When the steely shutters of shops come down and cafes dim their lights to signal closure to the lingering customer and the last of the drifters falls into a lull on a grassy belt on the highway, a father and son begin to make their way home.
Gul Rehman collects and sells recyclable trash to earn a living during the day and washes cars, along with his son Ali, at night.
“Sometimes, when he is too tired, I carry him on my shoulders,” shares 40-year-old Rehman with a fond chuckle, squatting under a tent that lies bare except for a thin comforter, two worn-out pillows, a suspending cane bag with some clothing, a dholki discovered in someone’s trash and a small pile of recyclables that he has collected over time.
Ali, 9, adjusts his shirt collar to hide the flush that appears on his cheeks, dismissing his father’s account as an exaggeration. Ali wants others to believe that he is tough, even when he is not washing cars outside a stretch of exclusive cafes at an upscale sector, not far from his own slum dwelling, braving insults and watching from afar as the jet-setters of the city spare some change, or forgetfully leave behind valuables.
Ali’s eyes grow big as he recalls the time he found an iphone, a swanky gadget whose value he is aware of even though Ali has never attended school. “I even know how to attend calls on it!” he shared excitedly, “So I picked up the owner’s call and returned it to him.”
Rehman, a former taxi driver, fell in debt after the 2005 earthquake that decimated his village in Mansehra, losing his wife a few months later to a spinal injury she sustained during the jolt. “My nephew insisted on a spontaneous visit to Mansehra, not wanting to relay the news to me while we were in Rawalpindi,” Rehman remembers his heart sinking at the sight of the destroyed houses. “At that point, it seemed like no one was left alive.”
When reconstruction began, the allocated Rs150,000 fell short and Rehman’s debts began to pile on top of his losses.

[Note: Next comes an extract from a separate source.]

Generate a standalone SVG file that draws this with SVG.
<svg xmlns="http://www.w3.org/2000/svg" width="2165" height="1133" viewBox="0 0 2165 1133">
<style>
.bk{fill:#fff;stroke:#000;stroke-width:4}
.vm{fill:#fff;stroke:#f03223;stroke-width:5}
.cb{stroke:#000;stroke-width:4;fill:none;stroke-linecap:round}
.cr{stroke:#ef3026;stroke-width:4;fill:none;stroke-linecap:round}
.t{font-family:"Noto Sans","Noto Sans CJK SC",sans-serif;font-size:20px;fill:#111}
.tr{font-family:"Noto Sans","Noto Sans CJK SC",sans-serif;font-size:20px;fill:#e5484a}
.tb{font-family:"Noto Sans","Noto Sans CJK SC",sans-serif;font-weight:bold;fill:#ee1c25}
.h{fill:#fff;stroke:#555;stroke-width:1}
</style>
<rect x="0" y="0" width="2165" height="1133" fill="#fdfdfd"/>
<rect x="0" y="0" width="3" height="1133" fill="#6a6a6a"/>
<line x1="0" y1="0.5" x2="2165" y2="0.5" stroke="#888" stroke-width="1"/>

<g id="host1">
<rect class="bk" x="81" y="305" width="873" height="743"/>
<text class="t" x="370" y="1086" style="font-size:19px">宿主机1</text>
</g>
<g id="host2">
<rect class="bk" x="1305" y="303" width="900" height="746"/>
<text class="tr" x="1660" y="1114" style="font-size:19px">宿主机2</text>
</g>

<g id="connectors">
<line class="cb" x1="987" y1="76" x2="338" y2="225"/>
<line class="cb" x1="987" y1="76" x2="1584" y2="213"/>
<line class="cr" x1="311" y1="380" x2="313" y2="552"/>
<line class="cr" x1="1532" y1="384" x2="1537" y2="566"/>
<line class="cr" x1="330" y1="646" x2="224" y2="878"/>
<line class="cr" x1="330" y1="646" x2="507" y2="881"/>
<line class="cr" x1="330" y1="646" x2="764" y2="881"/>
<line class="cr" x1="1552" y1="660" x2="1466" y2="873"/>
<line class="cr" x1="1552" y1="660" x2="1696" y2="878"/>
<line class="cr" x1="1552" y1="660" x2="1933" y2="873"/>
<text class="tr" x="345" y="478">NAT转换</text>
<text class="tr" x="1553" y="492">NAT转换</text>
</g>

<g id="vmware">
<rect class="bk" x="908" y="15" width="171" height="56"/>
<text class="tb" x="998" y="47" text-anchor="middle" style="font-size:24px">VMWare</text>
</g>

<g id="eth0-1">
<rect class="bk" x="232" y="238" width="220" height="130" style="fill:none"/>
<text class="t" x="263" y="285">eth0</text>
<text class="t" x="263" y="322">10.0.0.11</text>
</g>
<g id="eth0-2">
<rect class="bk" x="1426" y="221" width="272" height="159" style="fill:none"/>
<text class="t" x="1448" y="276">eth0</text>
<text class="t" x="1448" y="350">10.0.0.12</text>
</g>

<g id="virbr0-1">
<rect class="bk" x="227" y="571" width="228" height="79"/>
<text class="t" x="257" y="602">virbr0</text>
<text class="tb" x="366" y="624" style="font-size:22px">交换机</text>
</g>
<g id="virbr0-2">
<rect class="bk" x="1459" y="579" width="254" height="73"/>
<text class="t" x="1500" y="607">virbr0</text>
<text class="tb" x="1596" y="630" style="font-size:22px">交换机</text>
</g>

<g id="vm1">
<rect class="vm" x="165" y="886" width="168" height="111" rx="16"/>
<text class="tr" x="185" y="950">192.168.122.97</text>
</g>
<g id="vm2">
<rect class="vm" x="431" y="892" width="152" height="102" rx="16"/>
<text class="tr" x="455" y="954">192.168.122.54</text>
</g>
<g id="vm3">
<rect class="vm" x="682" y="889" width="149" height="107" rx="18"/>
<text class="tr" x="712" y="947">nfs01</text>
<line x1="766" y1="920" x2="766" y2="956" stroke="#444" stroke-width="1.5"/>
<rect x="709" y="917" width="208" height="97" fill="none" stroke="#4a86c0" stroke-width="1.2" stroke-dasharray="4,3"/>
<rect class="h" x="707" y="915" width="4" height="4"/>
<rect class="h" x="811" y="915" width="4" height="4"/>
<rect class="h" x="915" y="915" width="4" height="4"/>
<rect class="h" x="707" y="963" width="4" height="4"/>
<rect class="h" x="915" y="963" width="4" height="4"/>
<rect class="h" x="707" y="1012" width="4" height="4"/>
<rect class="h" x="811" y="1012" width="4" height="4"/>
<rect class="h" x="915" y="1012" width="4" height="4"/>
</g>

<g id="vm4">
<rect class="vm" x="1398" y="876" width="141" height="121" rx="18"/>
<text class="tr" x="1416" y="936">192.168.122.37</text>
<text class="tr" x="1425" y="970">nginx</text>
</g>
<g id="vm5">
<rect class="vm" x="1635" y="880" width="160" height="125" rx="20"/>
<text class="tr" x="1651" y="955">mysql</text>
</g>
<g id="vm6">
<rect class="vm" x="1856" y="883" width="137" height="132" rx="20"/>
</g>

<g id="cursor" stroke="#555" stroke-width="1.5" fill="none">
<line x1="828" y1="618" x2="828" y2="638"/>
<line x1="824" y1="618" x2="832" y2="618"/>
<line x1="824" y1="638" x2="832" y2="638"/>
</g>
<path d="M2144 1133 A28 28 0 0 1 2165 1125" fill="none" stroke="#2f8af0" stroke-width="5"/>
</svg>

His brothers took over the property, and Rehman was forced to migrate to Islamabad, one-year-old Ali in his arms.
“It was difficult to raise him alone,” confided Rehman, his beard entirely gray, unlike the photograph of the young mustachioed man on his identification card. “There is no sense of community here,” Rehman explained that theft is common within the slum and few people are willing to share even though they work on the same streets, live in the same dump and go to the loo in the same fields. “I sold everything, my taxi, my house, even my pride, just to raise my son.”
Plucked out of the slum, located in a small dip of empty land across a lavish new wedding hall, Ali looks like a sharp school-going boy, his rust-colored shalwar kurta showing no stains or dirt. “Ali wants to go to school,” shared Rehman, “He wants everything that little boys his age want. Yesterday he asked for a mobile phone!” He laughed, looking at Ali who leaned shyly against the cane that props the tent up.
Rehman, who gave up driving to take care of his son, cannot return home for fear of debt collectors. All his hopes are vested in Ali, but despite the claims, the squalid conditions they live in discourage the kind of progress that Rehman dreams of. “To send him to school, I have to ensure he is showered and in clean clothing,” said Rehman, who worries about his son’s future, but needs the extra hand, enabling an existence that is both sad and beautifully simple.
“We go to work together, share a small meal at a cheap restaurant and come home tired together, my Ali on my lap if we manage to get a free taxi ride or on my shoulders if we are walking, to sleep on the earthen floor of our tent to the sounds of the woods and the promise of another day.”
Published in The Express Tribune, July 26th, 2013.